AISI D2 Tool Steel | 1.2379 | SKD11
D2 is selected when abrasive wear is the dominant factor limiting blade life. Its high carbon and chromium content form a large volume of hard carbides, which resist wear and maintain edge sharpness.
At 58–60 HRC, D2 provides high compressive strength and strong resistance to edge deformation. It is suitable for long production runs involving abrasive materials or clean, stable cutting conditions with limited impact. Due to its lower toughness, it is not recommended where chipping is a frequent failure mode.
AISI S1 Tool Steel | 1.2550 | SKS41
S1 is used when both impact loading and moderate temperature are present. It offers a balance between toughness and resistance to softening at elevated temperatures.
Depending on the application, S1 is typically used at 54–57 HRC for cold shearing or 44–52 HRC for hotter conditions. It is suitable for mixed-use scenarios where neither wear nor impact alone dominates, and where cold-work or hot-work steels alone do not provide stable performance.

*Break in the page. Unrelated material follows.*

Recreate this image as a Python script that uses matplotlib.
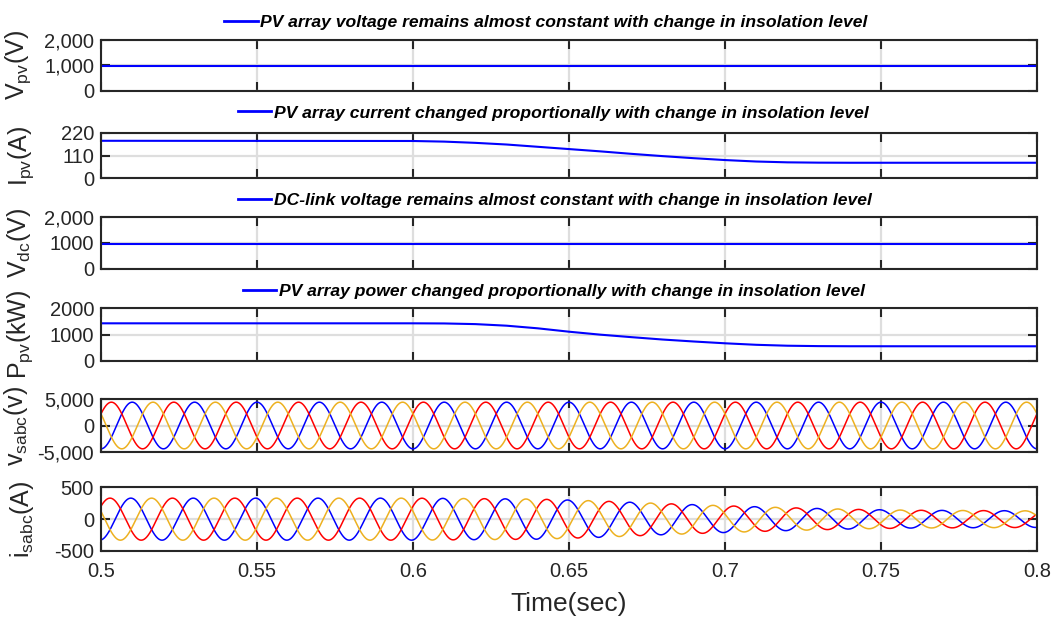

H13 Tool Steel Supplier | 1.2344 | SKD61
H13 is used in continuous hot-shearing operations where temperature effects control tool life. It maintains hardness at elevated temperatures and resists thermal fatigue caused by repeated heating and cooling.
At 44–52 HRC, H13 provides a combination of hot strength and toughness. It is suitable for sustained contact with heated materials, where cold-work steels would soften rapidly or develop thermal cracks.
Summary Table
| Tool Steel Grade | Typical Hardness | Primary Advantage for Shears |
| AISI S7 | 56–58 HRC | High toughness for impact-heavy applications |
| AISI D2 | 58–60 HRC | High wear resistance for abrasive materials |
| AISI S1 | 44–57 HRC | Balanced performance under mixed conditions |
| AISI H13 | 44–52 HRC | Stability in hot-shearing environments |